The Charles Ives Society “Charles Ives and Jazz” panel with Jack Cooper, Bill Frisell, Eric Hofbauer, Phil Lesh, and David Sanford, moderated by Judith Tick, was a blast. When it’s up, I’ll share a link.
This Ives post is part four of four. Previously:
While getting ready for the panel, I refreshed the Ives repertoire. Essential listening for beginners includes Three Places in New England, The Unanswered Question, and the 3rd Symphony. (In earlier posts I reference a few other personal favorites, including “General William Booth Enters Into Heaven,” “From Hanover Square North, at the End of a Tragic Day, the Voices of the People Again Arose,” and the ensemble arrangement of “In the Inn.”)
The recent set of Dudamel conducting the LA Phil in the four Ives symphonies is very good overall, but I was brought up short by something I’d never heard before, the Symphony No. 1.
I was reminded of a similar experience when dutifully rounding out the process of listening to all of Stravinsky. Stravinsky’s early Symphony in E-flat rarely turns up in the general history books but it, too, turned out to be something of a shock.
Ives wrote his maiden voyage between 1898 and 1902; a few movements were his senior thesis overseen by his teacher Horatio Parker.
Stravinsky’s example is from just a couple of years later, 1905–1907, and written under and dedicated to his mentor Rimsky-Korsakov.
I have no doubt that specialists can point out how these student works have Ivesian or Stravinskian details. But in a blindfold test, a listener at my level would have no idea that these fine extended romantic works were created by two of the outstanding revolutionaries of 20th-century sound.
Both works hew closely to 19th-century models, are in four movements, and last about 40 minutes. Coincidentally, both saw the same year for first commercial release on record, 1966. (Morton Gould did the Ives, Stravinsky himself conducted for his complete Columbia overview).
The similarities end there. Ives is following the Brahms/Dvořák line, and Stravinsky is influenced by Tchaikovsky and Glazunov. And while the surface of both pieces are reasonably unruffled, under the hood it turns out that Ives takes far more risks melodically and harmonically than Stravinsky. (In a comment on FB, noted Ives expert Kyle Gann suggests that, “Ives's approach to modulation is actually something like Busoni's in his Piano Concerto: frequent modulations via pivot note, but never any ambiguity about what the new key is (in contrast to Schoenberg, Mahler, Strauss, Reger, et al).”)
In terms of practical use: Ives never heard his first symphony played live or received feedback from any conductors or players.

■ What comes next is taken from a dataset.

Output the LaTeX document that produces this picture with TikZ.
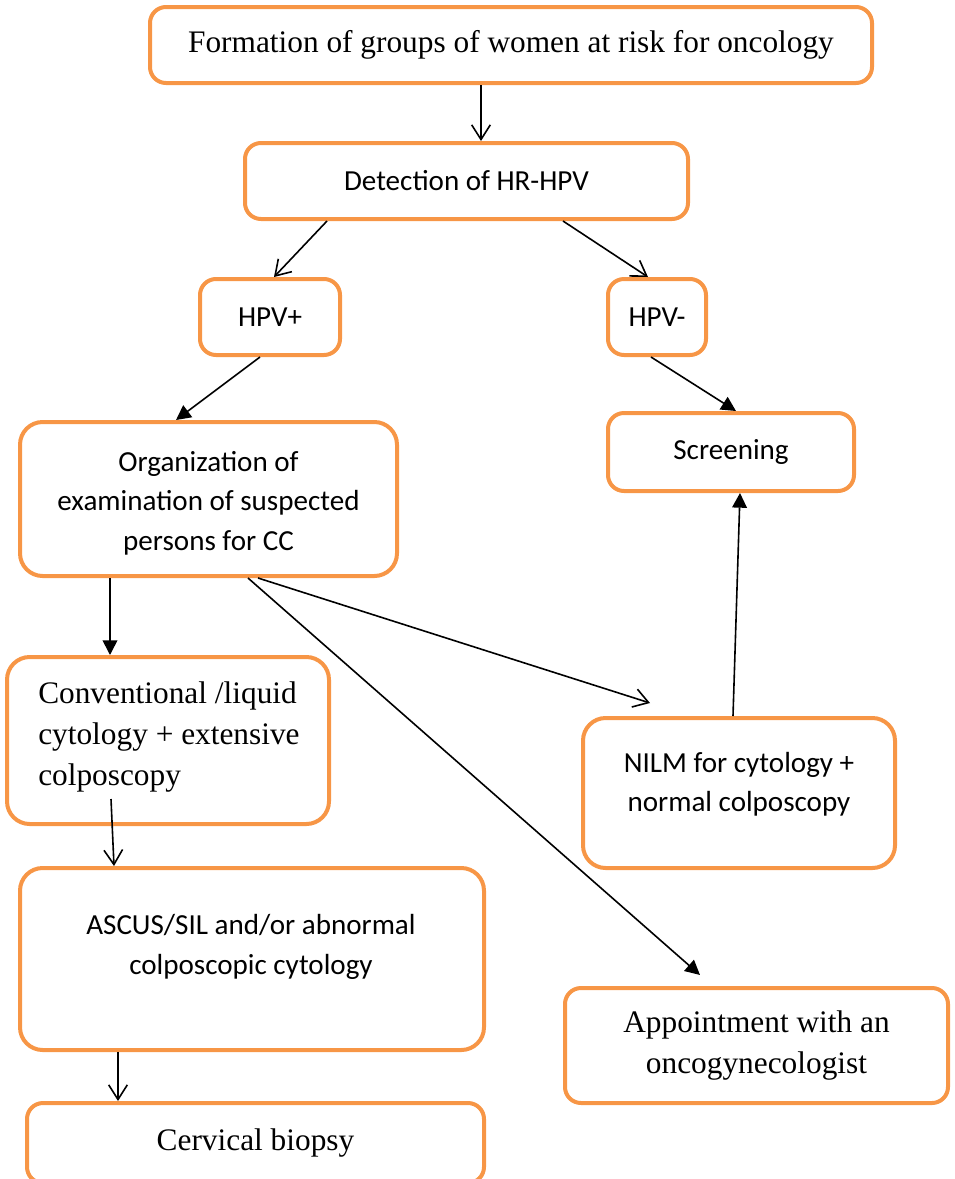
\documentclass[tikz,border=0pt]{standalone}
\usepackage{fontspec}
\setmainfont{Liberation Serif}
\newfontfamily\calibri{Carlito}
\usetikzlibrary{arrows.meta,calc}
\definecolor{boxorange}{HTML}{F79646}
\begin{document}
\begin{tikzpicture}[x=0.75pt,y=-0.75pt,
  box/.style={draw=boxorange,line width=3pt,rounded corners=12pt,inner sep=0pt},
  bigbox/.style={box,rounded corners=17pt},
  tms/.style={font=\fontsize{23.5}{30.5}\selectfont,align=center},
  cal/.style={font=\calibri\fontsize{21.8}{29.5}\selectfont,align=center},
  openarr/.style={line width=1.2pt,-{Straight Barb[length=11pt,width=14pt,line width=1.2pt]}},
  fillarr/.style={line width=1.2pt,-{Triangle[length=11pt,width=11pt]}}
]
\useasboundingbox (0,0) rectangle (954,1179);
\clip (0,0) rectangle (954,1179);
\node[box,tms,minimum width=541.5pt,minimum height=57pt] (form) at (511,45) {Formation of groups of women at risk for oncology};
\node[box,cal,minimum width=332.25pt,minimum height=57pt] (det) at (466.5,181) {Detection of HR-HPV};
\node[box,cal,minimum width=105pt,minimum height=57pt] (hpvp) at (270,317) {HPV+};
\node[box,cal,minimum width=73.5pt,minimum height=57pt] (hpvm) at (657,317) {HPV-};
\node[bigbox,minimum width=282.75pt,minimum height=115.5pt] (org) at (208.5,499) {};
\node[cal] (orgtext) at (208.5,503) {Organization of\\examination of suspected\\persons for CC};
\node[box,cal,minimum width=184.5pt,minimum height=58.5pt] (scr) at (731,452) {Screening};
\node[bigbox,minimum width=241.5pt,minimum height=125.25pt] (conv) at (168,740.5) {};
\node[tms,align=left,anchor=west,inner sep=0pt] (convtext) at (38,737) {Conventional /liquid\\cytology + extensive\\colposcopy};
\node[bigbox,minimum width=234pt,minimum height=112.5pt] (nilm) at (739,793) {};
\node[cal] (nilmtext) at (739,784) {NILM for cytology +\\normal colposcopy};
\node[bigbox,minimum width=348pt,minimum height=136.5pt] (ascus) at (252,959) {};
\node[cal] (ascustext) at (251,947) {ASCUS/SIL and/or abnormal\\colposcopic cytology};
\node[box,tms,minimum width=287.25pt,minimum height=86.25pt] (app) at (756.5,1045.5) {Appointment with an\\oncogynecologist};
\node[box,tms,minimum width=342.75pt,minimum height=60pt] (cerv) at (255.5,1143) {Cervical biopsy};

\draw[openarr] ($(form.south west)+(333,0)$) -- ($(det.north west)+(238,0)$);
\draw[openarr] ($(det.south west)+(84,0)$) -- ($(hpvp.north west)+(76,0)$);
\draw[openarr] ($(det.south west)+(320,0)$) -- ($(hpvm.north west)+(42,0)$);
\draw[fillarr] ($(hpvp.south west)+(62,0)$) -- ($(org.north west)+(158,0)$);
\draw[fillarr] ($(hpvm.south west)+(45,0)$) -- ($(scr.north west)+(130,0)$);
\draw[fillarr] ($(org.south west)+(92,0)$) -- ($(conv.north west)+(105,0)$);
\draw[openarr] ($(org.south west)+(240,0)$) -- ($(nilm.north west)+(69,-13)$);
\draw[fillarr] ($(nilm.north west)+(152,0)$) -- ($(scr.south west)+(134,0)$);
\draw[fillarr] ($(org.south west)+(230,0)$) -- ($(app.north west)+(137,-11)$);
\draw[openarr] ($(conv.south west)+(106,-27)$) -- ($(ascus.north west)+(96,0)$);
\draw[openarr] ($(ascus.south west)+(100,0)$) -- ($(cerv.north west)+(93,0)$);
\end{tikzpicture}
\end{document}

Stravinsky heard it his piece with his teachers and mentors Glazunov and Rimsky-Korsakov also present in the hall. This experienced committee told the student composer to his face that he needed to fix certain things; Stravinsky followed their advice, re-edited the work, and published an Op. 1.

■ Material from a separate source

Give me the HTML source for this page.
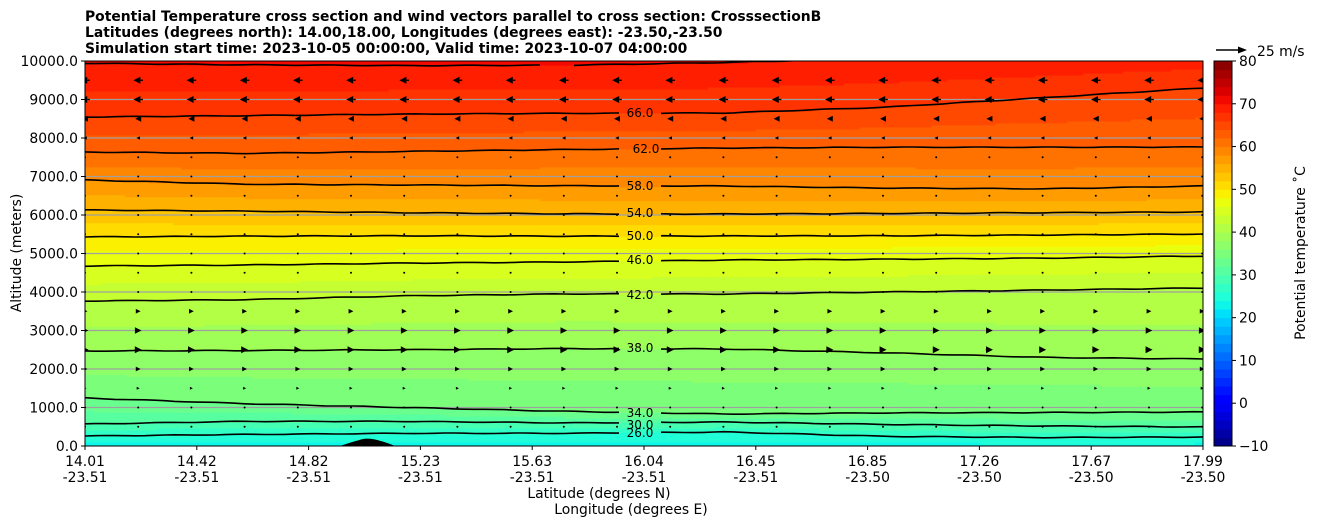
<!DOCTYPE html>
<html><head><meta charset="utf-8"><style>
body{margin:0;background:#fff;font-family:"Liberation Sans","DejaVu Sans",sans-serif}
svg text{font-family:"DejaVu Sans","Liberation Sans",sans-serif}
</style></head><body>
<svg id="c" width="1320" height="526" xmlns="http://www.w3.org/2000/svg">
<g font-weight="bold" font-size="13.9">
<text x="85" y="21">Potential Temperature cross section and wind vectors parallel to cross section: CrosssectionB</text>
<text x="85" y="37">Latitudes (degrees north): 14.00,18.00, Longitudes (degrees east): -23.50,-23.50</text>
<text x="85" y="53">Simulation start time: 2023-10-05 00:00:00, Valid time: 2023-10-07 04:00:00</text>
</g>
<defs><clipPath id="pc"><rect x="85" y="61" width="1118" height="385"/></clipPath>
<mask id="lm"><rect x="0" y="0" width="1320" height="526" fill="#fff"/><rect x="619" y="100" width="42" height="346" fill="#000"/><rect x="540" y="55" width="34" height="14" fill="#000"/></mask></defs>
<g id="field" clip-path="url(#pc)"></g>
<g id="grid"></g>
<g id="cont" clip-path="url(#pc)" mask="url(#lm)"></g>
<g id="clab" font-size="12"></g>
<g id="quiv" clip-path="url(#pc)"></g>
<path d="M340,446 Q355,441 363,439 Q373,437 395,446 Z" fill="#000"/>
<rect x="85" y="61" width="1118" height="385" fill="none" stroke="#000" stroke-width="1"/>
<g id="yax" font-size="13.9"></g>
<g id="xax" font-size="13.9"></g>
<text x="0" y="0" transform="translate(21,253) rotate(-90)" text-anchor="middle" font-size="13.9">Altitude (meters)</text>
<text x="599" y="498" text-anchor="middle" font-size="13.9">Latitude (degrees N)</text>
<text x="631" y="514" text-anchor="middle" font-size="13.9">Longitude (degrees E)</text>
<g><line x1="1216" y1="50" x2="1240" y2="50" stroke="#000" stroke-width="1.6"/><path d="M1247,50 L1238,46.5 L1238,53.5 Z"/><text x="1257" y="56" font-size="13.9">25 m/s</text></g>
<g id="cbar" font-size="13.9"></g>
<text transform="translate(1305,253) rotate(-90)" text-anchor="middle" font-size="13.9">Potential temperature ˚C</text>
</svg>
<script>
const xSamples=[14.01,14.58,15.15,15.72,16.29,16.86,17.43,17.99];
const levels=[26,30,34,38,42,46,50,54,58,62,66,70];
const contourAlt=[
[260,300,330,330,364,250,220,234],
[571,640,640,600,623,560,520,494],
[1247,1100,1000,900,831,860,870,883],
[2468,2480,2500,2530,2520,2420,2300,2260],
[3766,3800,3900,3950,3948,4000,4050,4104],
[4675,4700,4750,4780,4830,4850,4880,4935],
[5430,5450,5460,5450,5455,5460,5480,5506],
[6130,6100,6060,6030,6026,6040,6060,6078],
[6910,6800,6780,6760,6753,6700,6680,6753],
[7636,7600,7650,7700,7740,7760,7760,7766],
[8545,8580,8620,8640,8650,8800,9050,9300],
[9940,9900,9880,9890,9960,10080,10200,10300]];
const windAlt=[9500,9000,8500,8000,7500,7000,6500,6000,5500,5000,4500,4000,3500,3000,2500,2000,1500,1000,500];
const windU=[-8,-8,-5,-3,-1.5,-0.8,-0.6,-0.6,-0.5,-0.5,0.3,1.5,4,5.5,6,4,2.5,0.5,0.5];
const yTicks=[0,1000,2000,3000,4000,5000,6000,7000,8000,9000,10000];
const xLat=["14.01","14.42","14.82","15.23","15.63","16.04","16.45","16.85","17.26","17.67","17.99"];
const xLon=["-23.51","-23.51","-23.51","-23.51","-23.51","-23.51","-23.51","-23.50","-23.50","-23.50","-23.50"];
const cTicks=[-10,0,10,20,30,40,50,60,70,80];
const contLabels=[[26,640,433],[30,640,425],[34,640,413],[38,640,348],[42,640,295],[46,640,260],[50,640,236],[54,640,213],[58,640,186],[62,646,149],[66,640,113]];

const NS="http://www.w3.org/2000/svg";
const X0=85,X1=1203,Y0=446,Y1=61,LA=14.01,LB=17.99;
const xs=v=>X0+(v-LA)/(LB-LA)*(X1-X0);
const ys=a=>Y0-a/10000*(Y0-Y1);
function mk(t,a,p){const e=document.createElementNS(NS,t);for(const k in a)e.setAttribute(k,a[k]);p.appendChild(e);return e;}
function seg(pts,t){for(let i=0;i<pts.length-1;i++){if(t<=pts[i+1][0]){const f=(t-pts[i][0])/(pts[i+1][0]-pts[i][0]);return pts[i][1]+f*(pts[i+1][1]-pts[i][1]);}}return pts[pts.length-1][1];}
const JR=[[0,0],[0.35,0],[0.66,1],[0.89,1],[1,0.5]],JG=[[0,0],[0.125,0],[0.375,1],[0.64,1],[0.91,0],[1,0]],JB=[[0,0.5],[0.11,1],[0.34,1],[0.65,0],[1,0]];
function jet(v){const t=Math.max(0,Math.min(1,(v+10)/90));return `rgb(${Math.round(255*seg(JR,t))},${Math.round(255*seg(JG,t))},${Math.round(255*seg(JB,t))})`;}
function altAt(i,lat){let j=0;while(j<xSamples.length-2&&lat>xSamples[j+1])j++;const f=(lat-xSamples[j])/(xSamples[j+1]-xSamples[j]);return contourAlt[i][j]*(1-f)+contourAlt[i][j+1]*f;}
function thetaAt(lat,alt){const A=levels.map((l,i)=>altAt(i,lat));
 if(alt<=A[0])return levels[0]-(A[0]-alt)/A[0]*3;
 for(let i=0;i<A.length-1;i++)if(alt<=A[i+1])return levels[i]+(alt-A[i])/(A[i+1]-A[i])*(levels[i+1]-levels[i]);
 return 70+(alt-A[A.length-1])/700*4;}
const field=document.getElementById('field');
const NC=140,NR=193;
for(let c=0;c<NC;c++){const lat=LA+(c+0.5)/NC*(LB-LA);const x=X0+c*(X1-X0)/NC;
 let prev=null,start=0;
 for(let r=0;r<=NR;r++){let q=null;if(r<NR){const alt=(r+0.5)/NR*10000;q=Math.floor(thetaAt(lat,alt)/2)*2+1;}
  if(q!==prev){if(prev!==null){const el=mk('rect',{x:x.toFixed(2),y:(ys(r/NR*10000)).toFixed(2),width:((X1-X0)/NC+0.6).toFixed(2),height:((r-start)/NR*385+0.6).toFixed(2),fill:jet(prev)},field);
    
    }
   prev=q;start=r;}}}
const grid=document.getElementById('grid');
yTicks.forEach(t=>{if(t>0&&t<10000){const l=mk('line',{x1:X0,x2:X1,y1:ys(t),y2:ys(t),stroke:'#a0a0a0','stroke-width':1.2},grid);

}});
const cont=document.getElementById('cont');
levels.forEach((lv,i)=>{let d='';for(let k=0;k<=112;k++){const lat=LA+k/112*(LB-LA);const w=Math.sin(k*0.9+i)*8;d+=(k?'L':'M')+xs(lat).toFixed(1)+','+ys(altAt(i,lat)+w).toFixed(1);}
 const p=mk('path',{d:d,fill:'none',stroke:'#000','stroke-width':1.6},cont);
 
 });
const clab=document.getElementById('clab');
contLabels.forEach(l=>{const t=mk('text',{x:l[1],y:l[2]+4,'text-anchor':'middle'},clab);t.textContent=l[0].toFixed(1);

});
const quiv=document.getElementById('quiv');const sc=30/25;
windAlt.forEach((a,i)=>{const u=windU[i];for(let k=0;k<22;k++){const x=X0+k*53.2,y=ys(a);const L=Math.abs(u)*sc,s=Math.sign(u)||1;
 const g=mk('g',{},quiv);
 
 
 if(L<2){mk('circle',{cx:x,cy:y,r:1},g);continue;}
 const hl=Math.min(L,7),hw=Math.min(3.5,L*0.5);const tip=x+s*L/2,base=tip-s*hl;
 mk('line',{x1:x-s*L/2,y1:y,x2:base,y2:y,stroke:'#000','stroke-width':1.3},g);
 mk('path',{d:`M${tip},${y}L${base},${y-hw}L${base},${y+hw}Z`},g);}});
const yax=document.getElementById('yax');
yTicks.forEach(t=>{const y=ys(t);mk('line',{x1:X0-4,x2:X0,y1:y,y2:y,stroke:'#000'},yax);const tx=mk('text',{x:X0-7,y:y+5,'text-anchor':'end'},yax);tx.textContent=t.toFixed(1);

});
const xax=document.getElementById('xax');
xLat.forEach((l,i)=>{const x=X0+i*(X1-X0)/(xLat.length-1);mk('line',{x1:x,x2:x,y1:Y0,y2:Y0+4,stroke:'#000'},xax);
 const t1=mk('text',{x:x,y:466,'text-anchor':'middle'},xax);t1.textContent=l;
 
 
 const t2=mk('text',{x:x,y:482,'text-anchor':'middle'},xax);t2.textContent=xLon[i];
 
 });
const cb=document.getElementById('cbar');const CX=1214,CW=18;const cy=v=>Y0-(v+10)/90*(Y0-Y1);
for(let v=-10;v<80;v+=2){const r=mk('rect',{x:CX,y:cy(v+2),width:CW,height:cy(v)-cy(v+2)+0.5,fill:jet(v+1)},cb);

}
mk('rect',{x:CX,y:Y1,width:CW,height:Y0-Y1,fill:'none',stroke:'#000'},cb);
cTicks.forEach(v=>{mk('line',{x1:CX+CW,x2:CX+CW+4,y1:cy(v),y2:cy(v),stroke:'#000'},cb);const t=mk('text',{x:CX+CW+7,y:cy(v)+5},cb);t.textContent=v<0?'\u2212'+(-v):v;

});
</script>
</body></html>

It would continue like that. Ives worked almost in secret, like a mad scientist, while Stravinsky went into the world, writing on commission for ballet and other stage productions, where constant adjustment and refinement was inevitable.

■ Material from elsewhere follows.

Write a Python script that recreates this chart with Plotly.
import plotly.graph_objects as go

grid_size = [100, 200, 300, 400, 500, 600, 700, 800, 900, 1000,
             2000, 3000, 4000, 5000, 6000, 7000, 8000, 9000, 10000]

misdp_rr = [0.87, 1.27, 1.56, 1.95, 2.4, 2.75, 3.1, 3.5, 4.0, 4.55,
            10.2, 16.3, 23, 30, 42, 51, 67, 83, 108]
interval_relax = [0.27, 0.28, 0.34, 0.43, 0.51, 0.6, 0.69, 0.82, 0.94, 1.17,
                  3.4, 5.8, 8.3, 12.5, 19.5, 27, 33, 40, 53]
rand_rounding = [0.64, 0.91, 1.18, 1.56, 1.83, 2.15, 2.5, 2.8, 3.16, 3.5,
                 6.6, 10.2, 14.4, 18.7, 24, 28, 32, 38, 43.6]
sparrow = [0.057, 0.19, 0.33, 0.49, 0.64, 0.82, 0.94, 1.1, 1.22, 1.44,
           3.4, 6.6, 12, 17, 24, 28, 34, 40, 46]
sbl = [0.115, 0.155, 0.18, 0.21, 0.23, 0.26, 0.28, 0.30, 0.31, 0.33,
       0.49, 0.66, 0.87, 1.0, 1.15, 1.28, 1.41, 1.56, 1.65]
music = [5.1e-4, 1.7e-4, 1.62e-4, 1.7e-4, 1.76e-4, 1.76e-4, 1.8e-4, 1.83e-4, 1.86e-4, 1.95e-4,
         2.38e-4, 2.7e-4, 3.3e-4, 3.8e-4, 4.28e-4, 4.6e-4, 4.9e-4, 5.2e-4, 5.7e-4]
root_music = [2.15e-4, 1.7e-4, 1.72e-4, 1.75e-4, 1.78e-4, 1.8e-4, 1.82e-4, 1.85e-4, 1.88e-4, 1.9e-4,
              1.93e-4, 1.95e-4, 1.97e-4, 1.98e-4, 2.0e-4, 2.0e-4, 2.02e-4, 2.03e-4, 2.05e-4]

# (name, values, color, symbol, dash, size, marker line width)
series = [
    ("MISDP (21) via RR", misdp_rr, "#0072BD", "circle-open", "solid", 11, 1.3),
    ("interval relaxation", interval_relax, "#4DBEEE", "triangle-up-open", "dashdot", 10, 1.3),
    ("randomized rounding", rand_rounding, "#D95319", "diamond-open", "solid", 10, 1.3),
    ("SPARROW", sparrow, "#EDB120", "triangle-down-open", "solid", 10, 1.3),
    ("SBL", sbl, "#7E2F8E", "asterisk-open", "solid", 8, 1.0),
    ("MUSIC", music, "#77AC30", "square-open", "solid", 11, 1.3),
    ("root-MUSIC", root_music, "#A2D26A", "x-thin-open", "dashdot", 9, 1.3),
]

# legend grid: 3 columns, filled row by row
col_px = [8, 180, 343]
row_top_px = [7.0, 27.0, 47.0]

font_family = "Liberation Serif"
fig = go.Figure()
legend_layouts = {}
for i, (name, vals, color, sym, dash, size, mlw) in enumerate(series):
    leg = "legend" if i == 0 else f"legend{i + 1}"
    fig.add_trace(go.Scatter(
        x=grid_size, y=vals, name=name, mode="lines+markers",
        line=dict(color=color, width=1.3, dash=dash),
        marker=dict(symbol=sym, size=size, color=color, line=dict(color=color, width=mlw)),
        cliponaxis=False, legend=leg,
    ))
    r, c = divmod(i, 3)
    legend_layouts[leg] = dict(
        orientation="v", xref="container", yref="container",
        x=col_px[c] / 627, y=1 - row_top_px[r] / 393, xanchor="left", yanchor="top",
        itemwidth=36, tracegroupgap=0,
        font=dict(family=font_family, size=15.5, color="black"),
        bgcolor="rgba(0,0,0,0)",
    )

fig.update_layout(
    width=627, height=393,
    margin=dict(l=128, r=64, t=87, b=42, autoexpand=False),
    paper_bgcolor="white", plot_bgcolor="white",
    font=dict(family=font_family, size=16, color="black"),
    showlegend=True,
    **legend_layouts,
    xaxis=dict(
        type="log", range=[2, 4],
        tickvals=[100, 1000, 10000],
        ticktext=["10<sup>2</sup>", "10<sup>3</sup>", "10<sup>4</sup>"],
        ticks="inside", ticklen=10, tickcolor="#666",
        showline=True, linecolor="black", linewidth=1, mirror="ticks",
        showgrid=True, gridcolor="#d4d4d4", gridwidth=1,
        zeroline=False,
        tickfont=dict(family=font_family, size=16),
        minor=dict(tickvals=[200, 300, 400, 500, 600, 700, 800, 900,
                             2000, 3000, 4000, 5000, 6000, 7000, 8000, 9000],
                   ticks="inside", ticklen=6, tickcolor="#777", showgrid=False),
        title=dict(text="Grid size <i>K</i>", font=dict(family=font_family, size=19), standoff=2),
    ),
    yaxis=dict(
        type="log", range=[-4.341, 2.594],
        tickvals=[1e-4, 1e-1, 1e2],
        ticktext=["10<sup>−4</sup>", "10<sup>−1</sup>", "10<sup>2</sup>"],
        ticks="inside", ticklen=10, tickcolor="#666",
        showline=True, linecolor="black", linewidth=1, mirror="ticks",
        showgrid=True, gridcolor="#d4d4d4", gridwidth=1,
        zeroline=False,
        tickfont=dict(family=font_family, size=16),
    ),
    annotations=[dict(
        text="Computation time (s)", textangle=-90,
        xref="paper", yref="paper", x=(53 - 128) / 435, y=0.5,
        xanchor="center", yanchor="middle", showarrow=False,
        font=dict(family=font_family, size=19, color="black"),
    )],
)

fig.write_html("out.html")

As a result, Ives is the quintessential “problematic” composer — problematic in the old sense of “open to question or debate.” Many major Ives compositions have an editorial history that is like a miniature Talmud, with years of queries and responses.
In sharp contrast, almost all of Stravinsky is easily playable and much of it is in the repertoire. You open the score and read the notes, and that’s that.
It was not just temperament, of course. In terms of the musical nitty-gritty of their most famous works, Ives and Stravinsky have little to say to each other. That’s as it should be…and, for that matter, their divergent ways of working are obviously unimpeachable. We wouldn’t want either of these geniuses to have done anything different. Both legacies are magnificent and sui generis.
Still, for me it was something of a revelation to contemplate the strange unity of Ives’s Symphony No. 1 and Stravinsky’s Symphony in E-flat. While perhaps neither deserves to be in steady rotation on the concert stage, both symphonies are well made. An old saw holds, “First know the rules before you break them.” Ives and Stravinsky prove this old saw to be true, at least in these two memorable cases.
I remember my dad giving me a little bit of a hard time when I was a kid for picking the first symphony and Variations on America as the Ives I'd listen to on my own, rather than his more interesting later stuff. I was a kid man, I didn't like mustard or onions, either!